Barry and Michelle Gillan’s town garden in Alexandra is designed to be slowly savoured.
Located in the aptly named Cherry Grove, it has featured in the Alexandra Blossom Festival garden tours, where its many flowering cherries, trilliums and hundreds of spring bulbs put on a magnificent display.
But it also provides year-round interest due to the combination of Michelle’s design skills and Barry’s artwork.
The garden is shaded from the searing Central Otago heat by a leafy canopy of flowering cherry trees and a large gleditsia, creating a tranquil space that has been designed for outdoor living.
The low, curving raised beds that wrap around the perimeter of the 780sqm property have been painstakingly assembled by Barry and Michelle with schist stone, mirroring the natural Central Otago environment.

‘‘It’s all about the structure, and how the garden is framed, Michelle says.
‘‘Nature doesn’t have any straight lines.’’
The couple are no strangers to hard work, having created the 4500sqm Glenbrae garden in Balclutha between 1991 and 2002, which also featured schist walls.
‘‘We wore out three wheelbarrows and also wore out one husband,’’ Michelle says.

Unfortunately, that didn’t help Michelle who one wet day was in a rush to shift more stone and ended up injuring her shoulder, needing a reconstruction.
Despite their injuries, their hard work has paid off and they now have a garden they both enjoy spending time in.
It’s not just plants that are eye-catching. Rustic mining memorabilia such as a sharpening stone, horseshoes, an old railway lantern and a collection of sculptures and bird baths made by Barry make it a garden to be explored.
Taking pride of place at the front door is a dog Barry carved out of Oamaru stone, which was once part of a larger sculpture at their Balclutha property.

Barry, who as a 13-year-old, started out in the same art class as Grahame Sydney, also brings the garden alive with sculptures of birds and animals.
He has created kiwi ‘‘feeding’’ on the forest floor and a tūī, bellbird, saddleback and magpie sit in the trees.
There are also ‘‘characters’’ scattered around the garden such as Jiminy Cricket, three blind mice and Monty the mouse.
Barry makes his creations by soldering wire together, before adding wire netting; then he shapes it with a concrete plaster.

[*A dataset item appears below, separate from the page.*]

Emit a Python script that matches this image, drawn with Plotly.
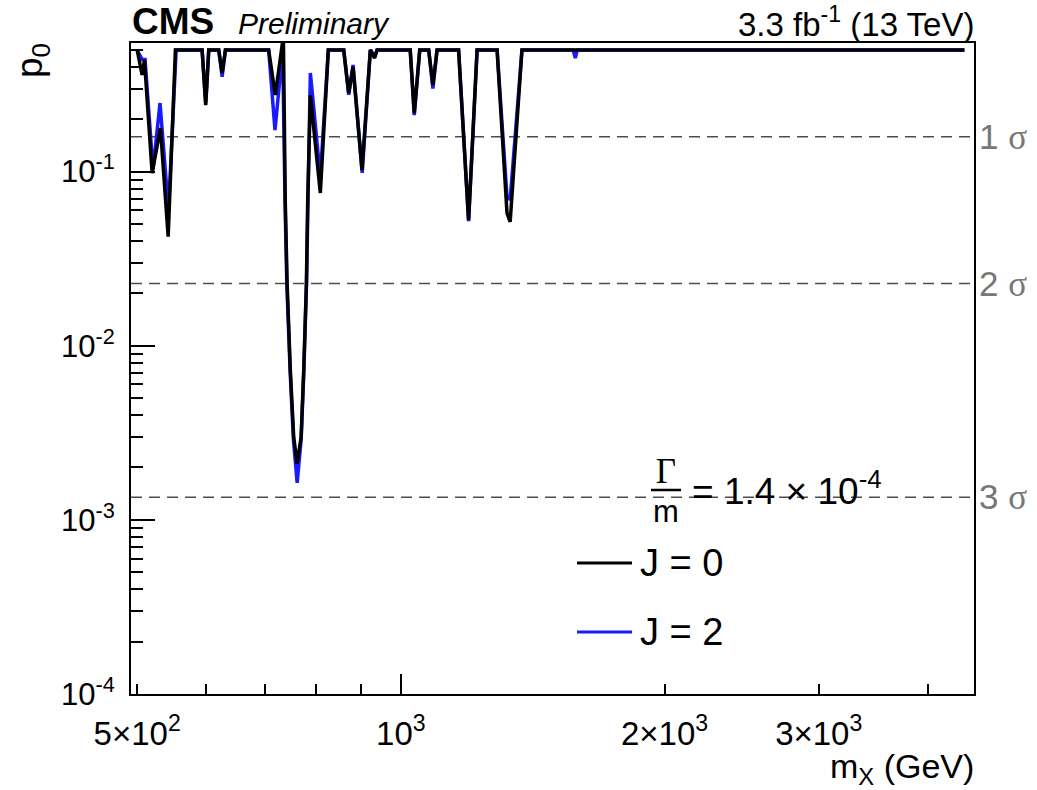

‘‘It takes a long time. There’s a lot of layers,’’ Barry says.
There’s also a bright-green gecko in a tree.
‘‘We haven’t had a possum since he’s been there.’’
But the piece de resistance is a life-sized sculpture of a deer nestled among the plantings.
‘‘Oh, what a job we had getting him in there.

The focal point of the garden is a red-painted working waterwheel in the goldfish pond and a red Japanese lantern, that although it looks wooden, is actually made from Oamaru stone.
Hostas grow lush around the garden borders along with black Monodo grass. Highlights of colour are added in pots, such as geraniums, roses and zantedeschia, also known as calla lilies.
As well as the flowering cherries and trilliums, the garden is full of michelia, eucryphias, camellias, rhododendrons and peonies. There are also flowering almonds which have a dark pinky-purple blossom.
‘‘I’ve got Glad McArthur’s [columnist for Central Otago’s The News community newspaper for almost 40 years] original peonies from a friend of mine. She had one of each given to her by Glad.’’
Barry says there’s much to see in the garden because of the different textures.

‘‘Even in winter,’’ Michelle adds. ‘‘There’s still interest because of the evergreens.’’
There’s also plenty of vantage points to admire the garden from. A path leads up higher at the back of the garden, behind the gleditsia, leading to a covered ‘‘nook’’ which offers a comfortable retreat to relax with a ‘‘cuppa’’ or a book.
Over the years they have brought in plenty of compost and have added pine needles as a mulch.
They have an irrigation system in the summer and in the winter they put frost cloth over the trilliums and the ferns.

Michelle knows what type of garden she wants if they ever have to leave Cherry Grove.
‘‘I want a courtyard with pergola and a small hill with one tree and just rock, trilliums and little treasures.’’
A bit like this one really, just on a smaller scale.